The Bible is also full of wisdom, and insight, and justice and compassion. It is a text that has shaped history and guided civilizations. It is a text of power and inspiration. I love to study it – on my own, in dialogue with other scholars, and in small groups of people committed to God and justice and to making the world a better place.

Is the Bible oppressive? It’s complicated.

I don’t find the Bible oppressive because I have learned how to study and interpret it in ways that are liberating rather than oppressive. We all interpret scripture. Even Biblical fundamentalists and literalists profess a particular interpretation of scripture, even if they think they don’t. Ignorance or denial of interpretation isn’t evidence of the contrary. Rather, it is evidence of a profound misunderstanding of how text functions, especially sacred texts.

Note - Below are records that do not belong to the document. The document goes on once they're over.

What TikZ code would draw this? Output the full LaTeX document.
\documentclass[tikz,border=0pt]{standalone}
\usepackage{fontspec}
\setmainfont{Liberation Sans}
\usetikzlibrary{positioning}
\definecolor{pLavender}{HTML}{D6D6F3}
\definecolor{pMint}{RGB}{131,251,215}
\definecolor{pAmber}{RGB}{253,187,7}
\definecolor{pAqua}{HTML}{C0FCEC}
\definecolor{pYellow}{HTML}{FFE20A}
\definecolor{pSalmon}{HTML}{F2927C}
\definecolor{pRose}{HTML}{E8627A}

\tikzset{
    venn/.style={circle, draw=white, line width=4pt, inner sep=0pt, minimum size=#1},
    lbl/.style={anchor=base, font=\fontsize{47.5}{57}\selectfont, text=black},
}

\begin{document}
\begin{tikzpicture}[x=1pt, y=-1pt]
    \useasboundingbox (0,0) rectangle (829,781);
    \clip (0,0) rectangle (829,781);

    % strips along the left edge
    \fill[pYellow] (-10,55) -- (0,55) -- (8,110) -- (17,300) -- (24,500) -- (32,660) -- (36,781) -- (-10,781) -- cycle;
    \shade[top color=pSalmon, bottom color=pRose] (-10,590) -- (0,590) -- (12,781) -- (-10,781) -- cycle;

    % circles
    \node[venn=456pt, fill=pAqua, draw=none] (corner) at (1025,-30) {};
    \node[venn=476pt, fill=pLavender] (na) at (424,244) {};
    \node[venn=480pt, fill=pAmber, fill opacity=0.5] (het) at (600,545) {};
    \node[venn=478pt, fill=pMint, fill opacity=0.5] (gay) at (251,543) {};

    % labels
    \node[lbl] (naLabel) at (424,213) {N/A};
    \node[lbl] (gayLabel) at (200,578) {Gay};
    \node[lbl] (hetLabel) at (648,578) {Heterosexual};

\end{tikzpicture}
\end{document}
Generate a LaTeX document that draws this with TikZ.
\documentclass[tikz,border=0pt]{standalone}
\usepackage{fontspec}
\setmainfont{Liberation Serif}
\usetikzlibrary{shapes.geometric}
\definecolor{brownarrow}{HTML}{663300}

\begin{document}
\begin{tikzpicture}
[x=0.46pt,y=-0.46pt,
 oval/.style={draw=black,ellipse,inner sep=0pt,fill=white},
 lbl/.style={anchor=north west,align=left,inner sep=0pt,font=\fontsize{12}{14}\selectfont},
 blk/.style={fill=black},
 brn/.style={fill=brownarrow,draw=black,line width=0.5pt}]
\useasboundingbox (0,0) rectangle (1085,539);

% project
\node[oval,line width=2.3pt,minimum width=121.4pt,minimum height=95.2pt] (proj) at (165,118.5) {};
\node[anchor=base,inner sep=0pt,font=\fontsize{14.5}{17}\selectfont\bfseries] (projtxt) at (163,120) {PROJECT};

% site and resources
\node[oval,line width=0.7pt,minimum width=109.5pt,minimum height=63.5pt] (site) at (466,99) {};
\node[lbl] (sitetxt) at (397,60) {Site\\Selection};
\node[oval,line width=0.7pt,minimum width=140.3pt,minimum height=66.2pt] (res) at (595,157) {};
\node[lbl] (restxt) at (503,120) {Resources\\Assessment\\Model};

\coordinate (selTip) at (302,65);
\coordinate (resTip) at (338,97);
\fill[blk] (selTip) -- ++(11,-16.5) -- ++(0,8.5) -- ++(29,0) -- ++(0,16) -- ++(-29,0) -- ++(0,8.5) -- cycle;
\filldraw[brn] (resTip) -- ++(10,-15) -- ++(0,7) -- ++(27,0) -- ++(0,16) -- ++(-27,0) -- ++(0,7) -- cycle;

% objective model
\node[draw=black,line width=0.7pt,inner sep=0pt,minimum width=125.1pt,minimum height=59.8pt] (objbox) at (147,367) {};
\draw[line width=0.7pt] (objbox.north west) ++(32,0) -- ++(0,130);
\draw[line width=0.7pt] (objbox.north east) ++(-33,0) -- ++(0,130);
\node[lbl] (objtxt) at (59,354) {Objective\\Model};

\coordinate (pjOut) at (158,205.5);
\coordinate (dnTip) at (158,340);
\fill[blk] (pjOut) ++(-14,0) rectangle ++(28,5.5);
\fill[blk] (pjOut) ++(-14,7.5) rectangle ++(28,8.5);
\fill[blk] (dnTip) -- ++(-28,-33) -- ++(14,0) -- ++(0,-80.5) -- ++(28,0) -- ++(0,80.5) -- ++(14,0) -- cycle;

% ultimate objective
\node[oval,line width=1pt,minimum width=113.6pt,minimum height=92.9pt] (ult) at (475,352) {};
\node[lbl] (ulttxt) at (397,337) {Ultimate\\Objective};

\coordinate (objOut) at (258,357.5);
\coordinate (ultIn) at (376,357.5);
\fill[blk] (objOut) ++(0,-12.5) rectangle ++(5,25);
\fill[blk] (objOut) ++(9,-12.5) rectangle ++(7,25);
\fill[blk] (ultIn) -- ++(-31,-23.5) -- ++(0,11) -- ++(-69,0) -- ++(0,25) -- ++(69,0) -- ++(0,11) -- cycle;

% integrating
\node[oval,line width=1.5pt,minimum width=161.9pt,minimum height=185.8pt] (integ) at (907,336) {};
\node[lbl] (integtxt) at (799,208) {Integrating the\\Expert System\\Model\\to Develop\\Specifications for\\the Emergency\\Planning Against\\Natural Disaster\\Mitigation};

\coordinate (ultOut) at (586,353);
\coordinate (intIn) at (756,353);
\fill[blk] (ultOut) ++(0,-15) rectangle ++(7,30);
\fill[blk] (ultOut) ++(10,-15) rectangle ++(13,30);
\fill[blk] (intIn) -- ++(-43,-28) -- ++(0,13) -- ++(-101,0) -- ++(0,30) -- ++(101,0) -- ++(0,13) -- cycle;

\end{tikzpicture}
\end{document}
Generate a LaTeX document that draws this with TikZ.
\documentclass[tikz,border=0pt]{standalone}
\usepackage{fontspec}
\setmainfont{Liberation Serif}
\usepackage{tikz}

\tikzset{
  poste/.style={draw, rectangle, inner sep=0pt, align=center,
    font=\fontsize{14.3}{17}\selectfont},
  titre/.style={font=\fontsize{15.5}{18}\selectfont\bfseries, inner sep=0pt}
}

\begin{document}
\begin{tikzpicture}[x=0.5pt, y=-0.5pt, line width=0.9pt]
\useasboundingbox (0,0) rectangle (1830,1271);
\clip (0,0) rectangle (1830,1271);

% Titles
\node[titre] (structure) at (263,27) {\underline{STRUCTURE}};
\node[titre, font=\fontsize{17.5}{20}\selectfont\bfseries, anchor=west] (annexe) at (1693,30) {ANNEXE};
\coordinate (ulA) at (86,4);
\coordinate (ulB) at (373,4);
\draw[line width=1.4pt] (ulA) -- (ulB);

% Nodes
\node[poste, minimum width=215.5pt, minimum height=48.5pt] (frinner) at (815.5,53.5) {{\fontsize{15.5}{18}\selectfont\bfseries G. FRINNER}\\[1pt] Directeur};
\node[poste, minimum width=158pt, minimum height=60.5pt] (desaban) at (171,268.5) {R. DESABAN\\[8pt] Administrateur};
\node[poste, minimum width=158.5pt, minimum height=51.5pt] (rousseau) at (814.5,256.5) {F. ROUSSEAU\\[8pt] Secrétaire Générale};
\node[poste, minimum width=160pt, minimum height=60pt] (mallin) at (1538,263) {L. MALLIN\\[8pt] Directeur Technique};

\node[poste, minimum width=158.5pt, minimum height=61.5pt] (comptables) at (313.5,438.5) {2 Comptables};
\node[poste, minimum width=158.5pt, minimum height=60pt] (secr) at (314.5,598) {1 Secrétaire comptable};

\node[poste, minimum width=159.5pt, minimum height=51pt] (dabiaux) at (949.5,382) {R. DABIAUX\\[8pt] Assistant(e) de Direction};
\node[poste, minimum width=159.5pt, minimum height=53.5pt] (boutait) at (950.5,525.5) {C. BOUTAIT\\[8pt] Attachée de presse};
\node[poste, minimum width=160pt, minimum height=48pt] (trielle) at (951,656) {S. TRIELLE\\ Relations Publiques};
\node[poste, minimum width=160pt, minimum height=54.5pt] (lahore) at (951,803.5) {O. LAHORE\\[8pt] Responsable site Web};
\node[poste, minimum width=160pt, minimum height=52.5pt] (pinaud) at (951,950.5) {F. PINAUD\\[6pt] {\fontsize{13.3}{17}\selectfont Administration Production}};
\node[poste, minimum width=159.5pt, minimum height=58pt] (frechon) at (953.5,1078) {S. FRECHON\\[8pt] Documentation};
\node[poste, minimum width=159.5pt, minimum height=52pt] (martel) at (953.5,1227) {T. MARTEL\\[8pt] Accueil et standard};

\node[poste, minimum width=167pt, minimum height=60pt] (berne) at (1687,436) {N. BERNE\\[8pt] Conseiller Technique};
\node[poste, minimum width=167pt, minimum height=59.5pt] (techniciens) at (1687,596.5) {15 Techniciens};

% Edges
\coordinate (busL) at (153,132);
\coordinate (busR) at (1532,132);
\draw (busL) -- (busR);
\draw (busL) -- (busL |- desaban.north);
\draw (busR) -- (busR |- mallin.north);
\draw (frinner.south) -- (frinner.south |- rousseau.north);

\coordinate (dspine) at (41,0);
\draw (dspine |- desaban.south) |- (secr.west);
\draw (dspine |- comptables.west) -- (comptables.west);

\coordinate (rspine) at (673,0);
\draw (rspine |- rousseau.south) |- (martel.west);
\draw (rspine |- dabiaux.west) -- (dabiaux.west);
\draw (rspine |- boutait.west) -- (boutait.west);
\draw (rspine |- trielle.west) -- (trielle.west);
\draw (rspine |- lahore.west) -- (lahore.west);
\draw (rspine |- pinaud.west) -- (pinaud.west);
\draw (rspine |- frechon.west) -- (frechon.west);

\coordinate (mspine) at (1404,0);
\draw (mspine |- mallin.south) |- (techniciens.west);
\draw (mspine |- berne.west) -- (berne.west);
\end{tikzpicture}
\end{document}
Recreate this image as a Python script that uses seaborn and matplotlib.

My relationship to Jefferson and Jackson is much like my relationship with the Bible and many of the Church “fathers” who said some pretty horrible things and some pretty inspirational things. I study them in a similar way to how I study the Bible. I search their writings, their actions, and their lives for truths that I find meaningful, inspirational, insightful. I study them for what they might help me discover about justice in our own age. I also study them with my eyes wide open to the injustices that they actively caused and those in which they were complicit.

The problem with setting people up as “heroes” is that people are human and humans are flawed. It probably makes sense for states to rename their annual fund-raising dinners. But it doesn’t make sense to deny or reject Jefferson and Jackson completely. The question that we must continue to grapple with as we seek to shape a more free and equal society is how to live with and learn from our past instead of rejecting, rehabilitating, or glorifying it.